Here are some tips to help you break a habit, stop complaining and manage your thinking.
1. BE AWARE. The first and most important step is to become aware when you complain. Commit to observing yourself for the next 24 hours and when you catch yourself complaining to someone, stop it! Just recognize your thoughts and interact with them like an observer
2. TAKE RESPONSIBILITY. Take responsibility for your thoughts. Taking responsibility doesn’t mean that you feel guilty and beat yourself up. It just means that you recognize the negative thoughts that are going through your mind and realize those thoughts are not – you. They’re just thoughts. Once you accept that you are the creator of your thoughts, you can change them. Ask yourself “What is the positive intention of complaining about this issue.” The answer will help lead you to the next step.
3. FOCUS ON WHAT YOU REALLY WANT. Observe your complaint and the positive intention behind it and ask yourself, “What do I really want?” Be very clear about what you do want, not what you don’t want.
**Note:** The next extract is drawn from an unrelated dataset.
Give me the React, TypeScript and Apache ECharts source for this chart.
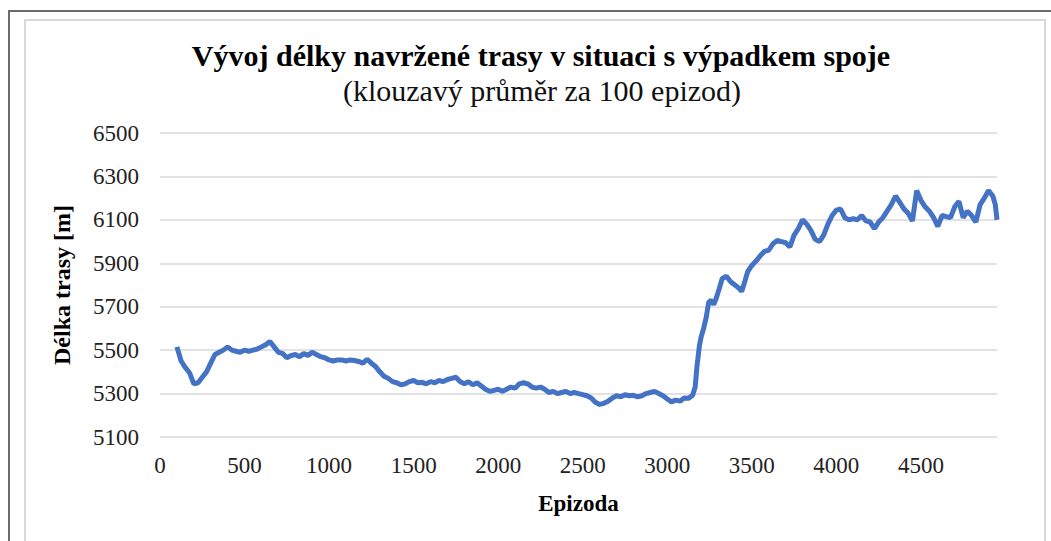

4. REPLACE YOUR NEGATIVE THOUGHTS. Replace your negative thoughts with possible alternatives. Once you are clear about what you do want – your goal – seek a solution. What actions can you take – now? Maybe the time has come to leave a relationship, cut back on your spending, or take better care of yourself. The point is that if there is a problem bothering you, you are responsible for fixing it.
Commit to these four steps for a month and you will transform not only your thinking but also your relationships.